Still, as any genius in the past and all my fellow bloggers around the globe, I always sit and stare at the blank page for several minutes before I start writing. It would be that much easier to write, had I a definite ulterior motive pushing me here. But I don't, and I don't expect to move crowds with a small post in the sea of information out there. There's no point to my writing, as there's also no point directly being made in what I write. That's probably why I sometimes I write for myself, rather than for others. At times, I believed it would bring order into chaos. At times, it seemed I could give chaos more definite contours somehow. Even now, I have this clear feeling in the back of my head that I'm writing in order to verbalize something that's been hovering around awaiting for me to give it shape, rhythm, names and relationships to the rest of my visible world.
As I go about my daily life, I get written on all the time. It's somewhat tiring sometimes, but it does get better with age, somehow.

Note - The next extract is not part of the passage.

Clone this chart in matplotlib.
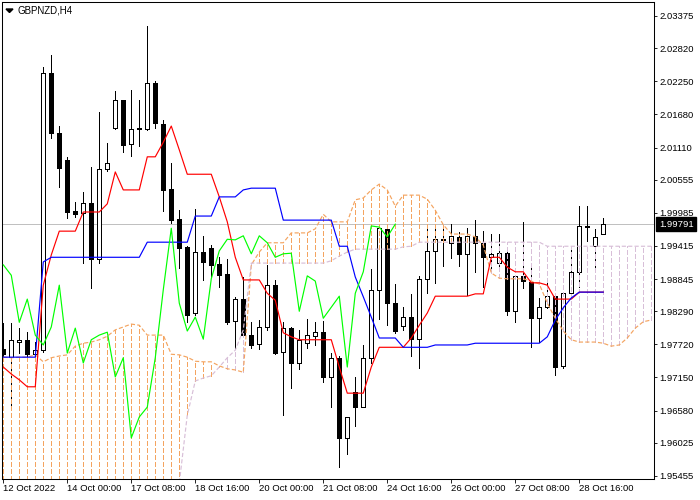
"""
GBPNZD H4 Ichimoku chart (MT4 style), saved to out.png.
"""
import matplotlib
matplotlib.use('Agg')
import matplotlib.pyplot as plt
from matplotlib.patches import Polygon
import numpy as np

plt.rcParams['font.family'] = ['Liberation Sans', 'DejaVu Sans']
plt.rcParams['lines.scale_dashes'] = False

symbol = "GBPNZD,H4"
current_price = 1.99791

# H4 candles, oldest first
opens = [1.9764, 1.9750, 1.9776, 1.9780, 1.9755, 1.9762, 2.0239, 2.0136, 2.0090, 2.0002,
         1.9998, 2.0015, 1.9919, 2.0074, 2.0145, 2.0193, 2.0117, 2.0145, 2.0143, 2.0222,
         2.0151, 2.0040, 1.9988, 1.9940, 1.9826, 1.9931, 1.9938, 1.9910, 1.9893, 1.9812,
         1.9850, 1.9788, 1.9773, 1.9802, 1.9874, 1.9759, 1.9800, 1.9740, 1.9774, 1.9786,
         1.9793, 1.9716, 1.9749, 1.9611, 1.9690, 1.9664, 1.9749, 1.9866, 1.9971, 1.9843,
         1.9804, 1.9819, 1.9781, 1.9885, 1.9933, 1.9953, 1.9947, 1.9957, 1.9928, 1.9959,
         1.9947, 1.9922, 1.9912, 1.9929, 1.9829, 1.9890, 1.9879, 1.9817, 1.9836, 1.9855,
         1.9735, 1.9860, 1.9897, 1.9976, 1.9941, 1.9962]
highs = [1.9809, 1.9809, 1.9800, 1.9793, 1.9776, 2.0250, 2.0270, 2.0148, 2.0095, 2.0017,
         2.0034, 2.0077, 2.0172, 2.0119, 2.0208, 2.0193, 2.0210, 2.0193, 2.0320, 2.0226,
         2.0158, 2.0084, 2.0003, 1.9941, 2.0005, 1.9959, 1.9943, 1.9922, 1.9919, 1.9854,
         1.9888, 1.9810, 1.9814, 1.9909, 1.9883, 1.9810, 1.9802, 1.9797, 1.9816, 1.9810,
         1.9812, 1.9757, 1.9752, 1.9647, 1.9716, 1.9771, 1.9902, 1.9974, 1.9974, 1.9876,
         1.9836, 1.9859, 1.9890, 1.9972, 1.9972, 1.9971, 1.9979, 1.9966, 1.9972, 1.9986,
         1.9967, 1.9962, 1.9962, 1.9938, 1.9891, 1.9983, 1.9912, 1.9852, 1.9878, 1.9860,
         1.9862, 1.9940, 2.0010, 2.0010, 1.9971, 1.9990]
lows = [1.9752, 1.9664, 1.9757, 1.9752, 1.9752, 1.9759, 2.0127, 2.0043, 1.9990, 1.9991,
        1.9912, 1.9869, 1.9912, 2.0071, 2.0143, 2.0103, 2.0096, 2.0114, 2.0141, 2.0145,
        2.0002, 1.9981, 1.9904, 1.9810, 1.9823, 1.9883, 1.9888, 1.9871, 1.9807, 1.9764,
        1.9785, 1.9766, 1.9764, 1.9797, 1.9755, 1.9650, 1.9697, 1.9730, 1.9766, 1.9771,
        1.9707, 1.9664, 1.9561, 1.9583, 1.9631, 1.9664, 1.9740, 1.9816, 1.9805, 1.9792,
        1.9797, 1.9752, 1.9731, 1.9860, 1.9878, 1.9907, 1.9921, 1.9907, 1.9857, 1.9897,
        1.9871, 1.9902, 1.9902, 1.9823, 1.9810, 1.9869, 1.9768, 1.9776, 1.9835, 1.9719,
        1.9731, 1.9860, 1.9871, 1.9950, 1.9902, 1.9962]
closes = [1.9755, 1.9780, 1.9780, 1.9755, 1.9762, 2.0239, 2.0136, 2.0076, 2.0000, 1.9996,
          2.0015, 1.9919, 2.0074, 2.0084, 2.0193, 2.0115, 2.0143, 2.0143, 2.0222, 2.0153,
          2.0038, 1.9986, 1.9938, 1.9823, 1.9931, 1.9914, 1.9909, 1.9891, 1.9810, 1.9850,
          1.9788, 1.9771, 1.9802, 1.9874, 1.9757, 1.9800, 1.9740, 1.9780, 1.9788, 1.9793,
          1.9716, 1.9749, 1.9611, 1.9647, 1.9664, 1.9749, 1.9866, 1.9972, 1.9843, 1.9795,
          1.9819, 1.9781, 1.9885, 1.9933, 1.9953, 1.9952, 1.9959, 1.9928, 1.9959, 1.9947,
          1.9922, 1.9928, 1.9929, 1.9829, 1.9890, 1.9881, 1.9817, 1.9836, 1.9855, 1.9733,
          1.9860, 1.9897, 1.9976, 1.9974, 1.9957, 1.9979]

# Ichimoku lines
tenkan = [1.9733, 1.9721, 1.9711, 1.9699, 1.9699, 1.9874, 1.9926, 1.9967, 1.9967, 1.9967,
          2.0000, 2.0000, 2.0000, 2.0014, 2.0069, 2.0038, 2.0038, 2.0038, 2.0095, 2.0095,
          2.0120, 2.0148, 2.0107, 2.0065, 2.0065, 2.0065, 2.0065, 2.0026, 1.9983, 1.9922,
          1.9883, 1.9883, 1.9883, 1.9860, 1.9848, 1.9792, 1.9785, 1.9780, 1.9780, 1.9780,
          1.9780, 1.9780, 1.9733, 1.9688, 1.9688, 1.9688, 1.9733, 1.9767, 1.9767, 1.9767,
          1.9767, 1.9783, 1.9805, 1.9826, 1.9855, 1.9855, 1.9855, 1.9855, 1.9855, 1.9859,
          1.9859, 1.9922, 1.9922, 1.9905, 1.9897, 1.9897, 1.9878, 1.9878, 1.9874, 1.9850,
          1.9850, 1.9850, 1.9862, 1.9862, 1.9862, 1.9862]
kijun = [1.9750, 1.9750, 1.9750, 1.9750, 1.9750, 1.9914, 1.9922, 1.9922, 1.9922, 1.9922,
         1.9922, 1.9922, 1.9922, 1.9922, 1.9922, 1.9922, 1.9922, 1.9922, 1.9948, 1.9948,
         1.9948, 1.9948, 1.9948, 1.9948, 1.9993, 1.9993, 1.9993, 2.0026, 2.0026, 2.0026,
         2.0038, 2.0041, 2.0041, 2.0041, 2.0041, 1.9986, 1.9986, 1.9986, 1.9986, 1.9986,
         1.9986, 1.9986, 1.9941, 1.9941, 1.9888, 1.9854, 1.9819, 1.9783, 1.9783, 1.9783,
         1.9767, 1.9767, 1.9767, 1.9767, 1.9771, 1.9771, 1.9771, 1.9771, 1.9771, 1.9774,
         1.9774, 1.9774, 1.9774, 1.9774, 1.9774, 1.9774, 1.9774, 1.9774, 1.9785, 1.9814,
         1.9835, 1.9852, 1.9862, 1.9862, 1.9862, 1.9862]
span_a = [1.9750, 1.9749, 1.9750, 1.9750, 1.9754, 1.9742, 1.9749, 1.9752, 1.9754, 1.9769,
          1.9774, 1.9776, 1.9780, 1.9786, 1.9797, 1.9802, 1.9807, 1.9805, 1.9788, 1.9788,
          1.9788, 1.9755, 1.9754, 1.9750, 1.9743, 1.9742, 1.9742, 1.9735, 1.9730, 1.9728,
          1.9724, 1.9909, 1.9931, 1.9947, 1.9947, 1.9947, 1.9964, 1.9964, 1.9964, 1.9971,
          1.9996, 1.9983, 1.9983, 1.9983, 2.0021, 2.0024, 2.0038, 2.0048, 2.0038, 2.0010,
          2.0029, 2.0029, 2.0029, 2.0022, 2.0003, 1.9978, 1.9962, 1.9962, 1.9962, 1.9957,
          1.9943, 1.9895, 1.9886, 1.9885, 1.9885, 1.9885, 1.9881, 1.9876, 1.9843, 1.9817,
          1.9795, 1.9780, 1.9776, 1.9776, 1.9776, 1.9774, 1.9769, 1.9771, 1.9783, 1.9800,
          1.9811, 1.9814]
span_b = [1.9480, 1.9480, 1.9480, 1.9480, 1.9480, 1.9480, 1.9480, 1.9480, 1.9480, 1.9480,
          1.9480, 1.9480, 1.9480, 1.9480, 1.9480, 1.9480, 1.9480, 1.9480, 1.9480, 1.9480,
          1.9480, 1.9480, 1.9533, 1.9650, 1.9709, 1.9714, 1.9718, 1.9733, 1.9749, 1.9762,
          1.9797, 1.9912, 1.9912, 1.9912, 1.9912, 1.9912, 1.9912, 1.9912, 1.9912, 1.9912,
          1.9912, 1.9916, 1.9924, 1.9931, 1.9936, 1.9936, 1.9936, 1.9936, 1.9936, 1.9936,
          1.9940, 1.9941, 1.9948, 1.9948, 1.9948, 1.9948, 1.9948, 1.9948, 1.9948, 1.9948,
          1.9948, 1.9948, 1.9948, 1.9948, 1.9948, 1.9948, 1.9948, 1.9948, 1.9941, 1.9941,
          1.9941, 1.9941, 1.9941, 1.9941, 1.9941, 1.9941, 1.9941, 1.9941, 1.9941, 1.9941,
          1.9941, 1.9941]
chikou_shift = 26

price_ticks = [2.03375, 2.02820, 2.02250, 2.01680, 2.01110, 2.00555, 1.99985, 1.99415,
               1.98845, 1.98290, 1.97720, 1.97150, 1.96580, 1.96025, 1.95455]
time_label_bars = [0, 8, 16, 24, 32, 40, 48, 56, 64, 72]
time_labels = ["12 Oct 2022", "14 Oct 00:00", "17 Oct 08:00", "18 Oct 16:00", "20 Oct 00:00",
               "21 Oct 08:00", "24 Oct 16:00", "26 Oct 00:00", "27 Oct 08:00", "28 Oct 16:00"]

W, H = 700, 500
LW = 0.6    # about one screen pixel for straight strokes
LW_IND = 0.85  # indicator polylines, antialiased
fig = plt.figure(figsize=(W / 100, H / 100), dpi=100)
ax = fig.add_axes([2 / W, 21 / H, 652 / W, 477 / H])

o = np.array(opens)
hi = np.array(highs)
lo = np.array(lows)
c = np.array(closes)
x = np.arange(len(c))
up = c >= o

# current price line
ax.axhline(current_price, color='#C0C0C0', lw=LW, zorder=1, antialiased=False)

# candles
ax.vlines(x, lo, hi, color='black', lw=LW, zorder=2, antialiased=False)
ax.bar(x, np.abs(c - o), bottom=np.minimum(o, c), width=0.55,
       color=np.where(up, 'white', 'black'), edgecolor='black', linewidth=LW,
       zorder=3, antialiased=False)

# kumo hatch + span lines
dash = (0, (3.0, 1.6))
a = np.array(span_a)
b = np.array(span_b)
xs = np.arange(len(a))
bull = a >= b
ax.vlines(xs[bull], b[bull], a[bull], colors='#F4A460', linestyles=[dash], lw=LW,
          zorder=4, antialiased=False)
ax.vlines(xs[~bull], a[~bull], b[~bull], colors='#D8BFD8', linestyles=[dash], lw=LW,
          zorder=4, antialiased=False)
ax.plot(xs, a, color='#F4A460', ls=dash, lw=LW_IND, zorder=5)
ax.plot(xs, b, color='#D8BFD8', ls=dash, lw=LW_IND, zorder=5)

# tenkan / kijun / chikou
ax.plot(x, tenkan, color='#FF0000', lw=LW_IND, zorder=6)
ax.plot(x, kijun, color='#0000FF', lw=LW_IND, zorder=6)
chikou = c[chikou_shift:]
ax.plot(x[:len(chikou)], chikou, color='#00FF00', lw=LW_IND, zorder=6)

ax.set_xlim(-0.16, 81.34)
ax.set_ylim(1.95402, 2.03616)

ax.set_xticks(time_label_bars, time_labels)
for lbl in ax.get_xticklabels():
    lbl.set_ha('left')
ax.tick_params(axis='x', direction='out', length=3.1, width=LW, pad=0.8, labelsize=6.8)

ax.yaxis.tick_right()
ax.set_yticks(price_ticks, [f'{p:.5f}' for p in price_ticks])
ax.tick_params(axis='y', direction='out', length=2.4, width=LW, pad=1.5, labelsize=6.8)

for sp in ax.spines.values():
    sp.set_linewidth(0.75)
    sp.set_color('black')

# bid label on the price scale
ax.text(1.0075, current_price, f'{current_price:.5f}', transform=ax.get_yaxis_transform(),
        ha='left', va='center', color='white', fontsize=6.8, zorder=10, clip_on=False,
        bbox=dict(boxstyle='square,pad=0.3', fc='black', ec='black'))

# symbol caption with the small drop-down triangle
tri = Polygon([[6 / W, 1 - 9 / H], [13 / W, 1 - 9 / H], [9.5 / W, 1 - 12.5 / H]],
              closed=True, color='black', transform=fig.transFigure)
fig.patches.append(tri)
fig.text(18 / W, 1 - 10.5 / H, symbol, fontsize=7, ha='left', va='center')

plt.savefig('out.png', dpi=100)
plt.close()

I mean, the first word stuck on anyone's forehead is "son" or "daughter". And I can't lie or hide the fact that those two people, my mother and my father, did write a LOT of what I came to be. Which is not to say I didn't turn it around on them to an extent.

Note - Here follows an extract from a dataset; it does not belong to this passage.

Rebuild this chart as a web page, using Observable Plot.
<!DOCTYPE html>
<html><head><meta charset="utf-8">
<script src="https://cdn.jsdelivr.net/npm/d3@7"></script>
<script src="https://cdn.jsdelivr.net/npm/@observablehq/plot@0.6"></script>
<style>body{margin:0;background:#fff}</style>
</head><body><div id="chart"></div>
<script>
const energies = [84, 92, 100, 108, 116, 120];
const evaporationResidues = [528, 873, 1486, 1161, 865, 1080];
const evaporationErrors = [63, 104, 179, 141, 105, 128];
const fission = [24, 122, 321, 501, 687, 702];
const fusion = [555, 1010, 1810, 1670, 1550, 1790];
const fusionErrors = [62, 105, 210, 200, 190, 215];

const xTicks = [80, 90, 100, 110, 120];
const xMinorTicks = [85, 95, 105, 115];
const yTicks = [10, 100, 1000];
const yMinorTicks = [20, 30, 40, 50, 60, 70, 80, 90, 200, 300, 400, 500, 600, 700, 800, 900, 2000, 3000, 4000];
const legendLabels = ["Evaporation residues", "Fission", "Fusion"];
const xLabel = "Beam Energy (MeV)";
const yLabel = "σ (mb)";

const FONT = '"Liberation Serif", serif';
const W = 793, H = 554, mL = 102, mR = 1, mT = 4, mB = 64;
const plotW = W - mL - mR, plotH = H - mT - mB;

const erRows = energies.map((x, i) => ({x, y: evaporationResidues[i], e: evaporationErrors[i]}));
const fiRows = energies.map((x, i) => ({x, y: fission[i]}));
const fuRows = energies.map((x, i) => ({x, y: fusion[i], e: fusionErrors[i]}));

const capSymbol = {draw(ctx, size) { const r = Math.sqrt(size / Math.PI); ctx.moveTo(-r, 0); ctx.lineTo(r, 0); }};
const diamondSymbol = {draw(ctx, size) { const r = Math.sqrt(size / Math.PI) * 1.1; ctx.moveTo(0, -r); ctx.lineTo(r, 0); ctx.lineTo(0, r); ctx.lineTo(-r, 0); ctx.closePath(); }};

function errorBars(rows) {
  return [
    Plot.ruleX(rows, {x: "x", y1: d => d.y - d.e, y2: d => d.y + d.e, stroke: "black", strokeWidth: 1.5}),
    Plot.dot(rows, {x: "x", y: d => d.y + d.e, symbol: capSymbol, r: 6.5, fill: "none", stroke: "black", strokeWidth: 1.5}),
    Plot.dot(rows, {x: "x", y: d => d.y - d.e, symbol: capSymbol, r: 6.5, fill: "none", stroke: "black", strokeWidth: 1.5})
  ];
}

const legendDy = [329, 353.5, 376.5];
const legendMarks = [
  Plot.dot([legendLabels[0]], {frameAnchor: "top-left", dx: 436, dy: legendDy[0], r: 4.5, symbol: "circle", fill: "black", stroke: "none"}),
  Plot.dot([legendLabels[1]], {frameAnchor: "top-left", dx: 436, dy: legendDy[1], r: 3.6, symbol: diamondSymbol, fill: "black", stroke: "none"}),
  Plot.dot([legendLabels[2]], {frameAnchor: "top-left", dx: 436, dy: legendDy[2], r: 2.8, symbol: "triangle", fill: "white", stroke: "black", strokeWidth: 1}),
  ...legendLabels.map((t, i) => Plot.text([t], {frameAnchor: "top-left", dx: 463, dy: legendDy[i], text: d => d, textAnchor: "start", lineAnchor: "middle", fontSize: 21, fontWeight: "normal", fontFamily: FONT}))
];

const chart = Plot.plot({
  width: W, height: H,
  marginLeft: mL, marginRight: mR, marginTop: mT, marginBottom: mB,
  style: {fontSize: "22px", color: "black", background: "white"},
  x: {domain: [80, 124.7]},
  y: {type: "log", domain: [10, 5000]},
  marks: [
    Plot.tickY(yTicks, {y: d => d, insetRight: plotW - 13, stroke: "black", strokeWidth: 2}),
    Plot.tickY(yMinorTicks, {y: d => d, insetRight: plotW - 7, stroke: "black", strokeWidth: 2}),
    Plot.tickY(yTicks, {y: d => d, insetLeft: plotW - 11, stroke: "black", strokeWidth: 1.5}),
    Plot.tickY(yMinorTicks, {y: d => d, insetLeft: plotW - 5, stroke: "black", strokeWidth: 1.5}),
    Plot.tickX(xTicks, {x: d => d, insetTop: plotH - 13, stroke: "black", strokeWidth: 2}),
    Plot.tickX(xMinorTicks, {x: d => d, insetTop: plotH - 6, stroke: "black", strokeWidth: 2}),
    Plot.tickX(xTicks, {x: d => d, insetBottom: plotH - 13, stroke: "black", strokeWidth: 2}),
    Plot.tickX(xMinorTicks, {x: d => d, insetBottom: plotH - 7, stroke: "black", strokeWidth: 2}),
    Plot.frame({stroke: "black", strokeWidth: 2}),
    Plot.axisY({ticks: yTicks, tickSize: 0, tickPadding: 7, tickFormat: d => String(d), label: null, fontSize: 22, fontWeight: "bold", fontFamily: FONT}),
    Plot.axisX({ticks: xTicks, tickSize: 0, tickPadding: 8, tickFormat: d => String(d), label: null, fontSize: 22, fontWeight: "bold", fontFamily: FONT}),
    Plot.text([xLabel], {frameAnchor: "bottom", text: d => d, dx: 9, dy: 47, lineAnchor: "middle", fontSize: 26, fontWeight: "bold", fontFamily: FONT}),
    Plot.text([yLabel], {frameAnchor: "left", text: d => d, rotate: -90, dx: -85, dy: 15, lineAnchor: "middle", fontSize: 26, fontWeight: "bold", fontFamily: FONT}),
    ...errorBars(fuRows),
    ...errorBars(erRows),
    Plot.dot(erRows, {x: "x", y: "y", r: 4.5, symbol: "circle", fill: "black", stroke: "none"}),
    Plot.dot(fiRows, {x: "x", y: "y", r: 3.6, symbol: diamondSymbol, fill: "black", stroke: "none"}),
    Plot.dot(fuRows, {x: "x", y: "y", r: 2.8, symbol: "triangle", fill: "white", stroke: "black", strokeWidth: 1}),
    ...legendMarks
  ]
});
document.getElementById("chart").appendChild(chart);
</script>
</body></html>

Maybe there's an elephant on this last paragraph, so I will state it's name clearly before moving on. This elephant is: I feel very bad about the fact that most of my career choices weren't made by me.
That last sentence can be rephrased in over a hundred ways and several different languages but it still hurts me when I say it. Me, the white sheet of paper, going through life with someone else's book written on me.
But this "tabula rasa", a good boy as it may be, did turn the situation around. Sometimes, to make the best of a situation can mean so much more than just remaining unscathed.